You can’t see that connection in the same way in the 1960s. I’m not talking about people like Tommie Smith, John Carlos, or Muhammad Ali, but in the 1960s, the jocks were the reactionaries. Take the famous story at Columbia University: when the 1968 occupation happened, the coaches organized the athletes to picket around the building so food couldn’t get in. But here, you have athletes saying they’re fed up and that Kaepernick showed them how to start a discussion in their communities; a key by which they can be heard as athletes.

Alex N. Press

Just speaking for myself, I definitely have a tendency to dismiss the importance of protest among professional athletes because, oftentimes, these are rich people, celebrities, and I hate so much about the culture of celebrity. Part of me wants to ignore it. But when athletes protest, it reaches people, whether that’s Ali, the NBA strike, or Kaepernick.

Dave Zirin

Being an athlete in this country provides a unique platform to speak out. Think about how hollowed out this country is: community organizations or recreation centers, public squares or town hall meetings, so much of that has been gutted. As we become more isolated, particularly in small towns, the athletic field is the last communal space. The impact of an athlete speaking out in such a community space is so much more than, say, someone in Hollywood. There’s a different relationship between sports and a community, versus other cultural products under capitalism.

Alex N. Press

You’ve been writing about sports for around twenty years. From your vantage point, have things changed in sports coverage itself? I’m thinking, for example, about how so many sportswriters referred to the Bucks’ action as a boycott rather than a strike — it was clear that sports media largely lacks the language to discuss much of what athletes, Kaepernick among them, are doing. Have things changed as sports has become increasingly explicitly politicized?

Dave Zirin

The game has changed dramatically. Sportswriting is as polarized as the country we live in. You have big media entities like ESPN that are hostile to thinking about politics, or that want to present a very homogenized version of it. You also have a right-wing edge of dregs and bottom-feeders who have decided that sports can be a great tool in the culture wars, and they’ll use sports as an instrument of racism, sexism, or homophobia. Look at the way the Right has organized themselves to demonize transgender athletes. The same way that the young people in my book understand the power of sports in a community, so do these very powerful right-wingers. They’ve gone after trans athletes. They go after women when they are sports announcers. Sports as a culture-war hot potato is different from twenty years ago.
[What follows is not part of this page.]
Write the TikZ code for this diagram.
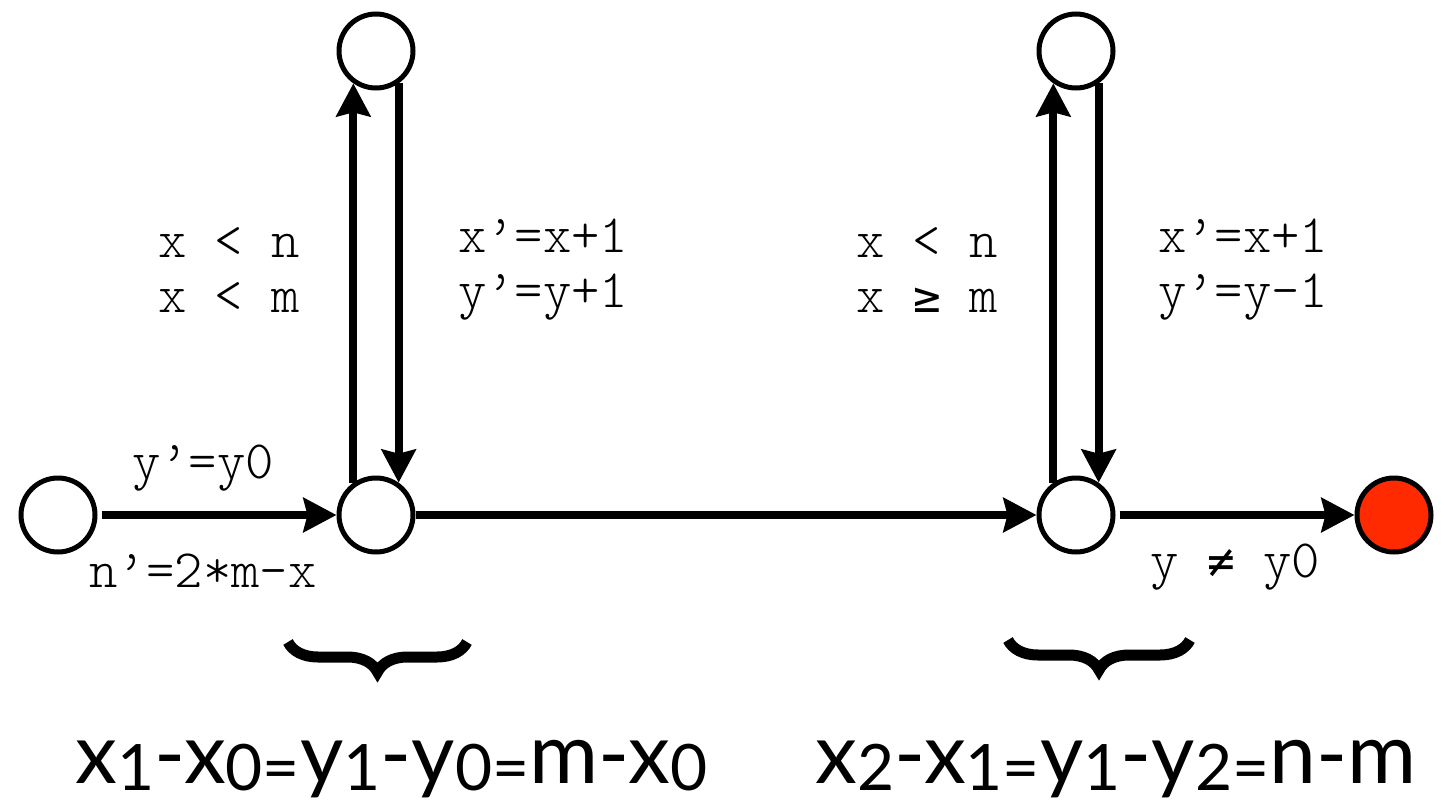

But the exciting thing is that, when I started writing about political athletes, it was hard to find. Fast-forward to the present, and there’s so much to write about. Again, that’s because sports have become as politicized and polarized as our society. And there are a lot more people writing about it in that way. That can create challenges, but I’ll take it any day over being a lonely voice in the wilderness.

Alex N. Press

Is there anything else you want to say about this moment in sports history?

Dave Zirin

This year, 2021, has been a year of the reassertion of hierarchy in sports. After all the stuff we talked about — from the Milwaukee Bucks strike that spread all the way through sports, to all the athletes who stood with the protests over the summer of 2020, to people like Naomi Osaka wearing face masks with the names of people who were killed by police on them at last year’s US Open — what you’ve seen this year is that part of getting “back to normal,” which is the mantra of corporate America, is a reassertion of hierarchy. They’re saying to these athletes, okay, you had your fun in 2020, and now the boss is back. I don’t know how athletes are going to respond to that, but I do believe that the situation is volatile enough in the broader society that the game is far from over.